start

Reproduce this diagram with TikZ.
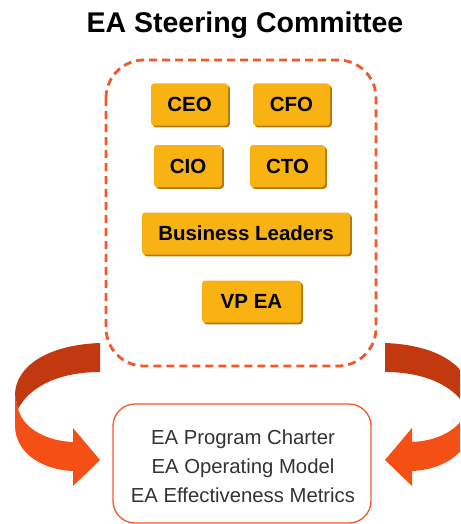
\documentclass[tikz,border=0pt]{standalone}
\usepackage{fontspec}
\setmainfont{Liberation Sans}
\usetikzlibrary{shadows}

\definecolor{deckorange}{HTML}{F4572A}
\definecolor{ribbondark}{HTML}{C2390F}
\definecolor{ribbonlight}{HTML}{F44F14}
\definecolor{roleyellow}{HTML}{F8B313}
\definecolor{roleshade}{HTML}{B27A0C}
\definecolor{outtext}{HTML}{333333}

\begin{document}
\begin{tikzpicture}[x=1pt, y=-1pt,
    role/.style={fill=roleyellow, rounded corners=3pt, minimum height=42pt,
      inner sep=0pt, font=\fontsize{20.5}{22}\selectfont\bfseries,
      drop shadow={shadow xshift=1.8pt, shadow yshift=-1.8pt, fill=roleshade, opacity=1}},
    committee/.style={draw=deckorange, line width=2.8pt, dash pattern=on 8pt off 5pt,
      rounded corners=38pt},
    outcome/.style={draw=deckorange, line width=1.3pt, rounded corners=22pt,
      minimum width=258pt, minimum height=119pt},
    turn/.pic={
      \fill[ribbonlight] (15,395) -- (15,425) .. controls (15,455) and (45,470) .. (73,471)
        -- (73,486) -- (100,460) -- (73,428) -- (73,442)
        .. controls (48,441) and (24,430) .. (18,409) -- cycle;
      \fill[ribbondark] (100,343) .. controls (45,345) and (15,368) .. (15,395)
        -- (18,409) .. controls (30,386) and (60,372) .. (100,372) -- cycle;
    }]
  \useasboundingbox (0,0) rectangle (460,524);

  \node[anchor=base, font=\fontsize{28.5}{30}\selectfont\bfseries] (title) at (245,33)
    {EA Steering Committee};

  \draw[committee] (106,60) rectangle (376,366);

  \node[role, minimum width=77pt] (ceo) at (189.5,104.5) {CEO};
  \node[role, minimum width=77pt] (cfo) at (291.5,104.5) {CFO};
  \node[role, minimum width=68pt] (cio) at (188,166) {CIO};
  \node[role, minimum width=75pt] (cto) at (287.5,166) {CTO};
  \node[role, minimum width=208pt] (biz) at (246,233.5) {Business Leaders};
  \node[role, minimum width=99pt] (vpea) at (251.5,301.5) {VP EA};

  % feedback ribbons
  \pic (leftturn) at (0,0) {turn};
  \begin{scope}
    \clip (0,0) rectangle (460,524);
    \pic[shift={(485,0)}, xscale=-1] (rightturn) at (0,0) {turn};
  \end{scope}

  \node[outcome] (charter) at (242,463.5) {};
  \node[align=center, text=outtext, font=\fontsize{20.3}{29}\selectfont] (charterText)
    at (243,466.5) {EA Program Charter\\EA Operating Model\\EA Effectiveness Metrics};
\end{tikzpicture}
\end{document}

end

*Task statement*
Write out the material above again, word for word, minus its pictures.

*Problem solution*
Reproduce this diagram with TikZ.
\documentclass[tikz,border=0pt]{standalone}
\usepackage{fontspec}
\setmainfont{Liberation Sans}
\usetikzlibrary{shadows}

\definecolor{deckorange}{HTML}{F4572A}
\definecolor{ribbondark}{HTML}{C2390F}
\definecolor{ribbonlight}{HTML}{F44F14}
\definecolor{roleyellow}{HTML}{F8B313}
\definecolor{roleshade}{HTML}{B27A0C}
\definecolor{outtext}{HTML}{333333}

\begin{document}
\begin{tikzpicture}[x=1pt, y=-1pt,
    role/.style={fill=roleyellow, rounded corners=3pt, minimum height=42pt,
      inner sep=0pt, font=\fontsize{20.5}{22}\selectfont\bfseries,
      drop shadow={shadow xshift=1.8pt, shadow yshift=-1.8pt, fill=roleshade, opacity=1}},
    committee/.style={draw=deckorange, line width=2.8pt, dash pattern=on 8pt off 5pt,
      rounded corners=38pt},
    outcome/.style={draw=deckorange, line width=1.3pt, rounded corners=22pt,
      minimum width=258pt, minimum height=119pt},
    turn/.pic={
      \fill[ribbonlight] (15,395) -- (15,425) .. controls (15,455) and (45,470) .. (73,471)
        -- (73,486) -- (100,460) -- (73,428) -- (73,442)
        .. controls (48,441) and (24,430) .. (18,409) -- cycle;
      \fill[ribbondark] (100,343) .. controls (45,345) and (15,368) .. (15,395)
        -- (18,409) .. controls (30,386) and (60,372) .. (100,372) -- cycle;
    }]
  \useasboundingbox (0,0) rectangle (460,524);

  \node[anchor=base, font=\fontsize{28.5}{30}\selectfont\bfseries] (title) at (245,33)
    {EA Steering Committee};

  \draw[committee] (106,60) rectangle (376,366);

  \node[role, minimum width=77pt] (ceo) at (189.5,104.5) {CEO};
  \node[role, minimum width=77pt] (cfo) at (291.5,104.5) {CFO};
  \node[role, minimum width=68pt] (cio) at (188,166) {CIO};
  \node[role, minimum width=75pt] (cto) at (287.5,166) {CTO};
  \node[role, minimum width=208pt] (biz) at (246,233.5) {Business Leaders};
  \node[role, minimum width=99pt] (vpea) at (251.5,301.5) {VP EA};

  % feedback ribbons
  \pic (leftturn) at (0,0) {turn};
  \begin{scope}
    \clip (0,0) rectangle (460,524);
    \pic[shift={(485,0)}, xscale=-1] (rightturn) at (0,0) {turn};
  \end{scope}

  \node[outcome] (charter) at (242,463.5) {};
  \node[align=center, text=outtext, font=\fontsize{20.3}{29}\selectfont] (charterText)
    at (243,466.5) {EA Program Charter\\EA Operating Model\\EA Effectiveness Metrics};
\end{tikzpicture}
\end{document}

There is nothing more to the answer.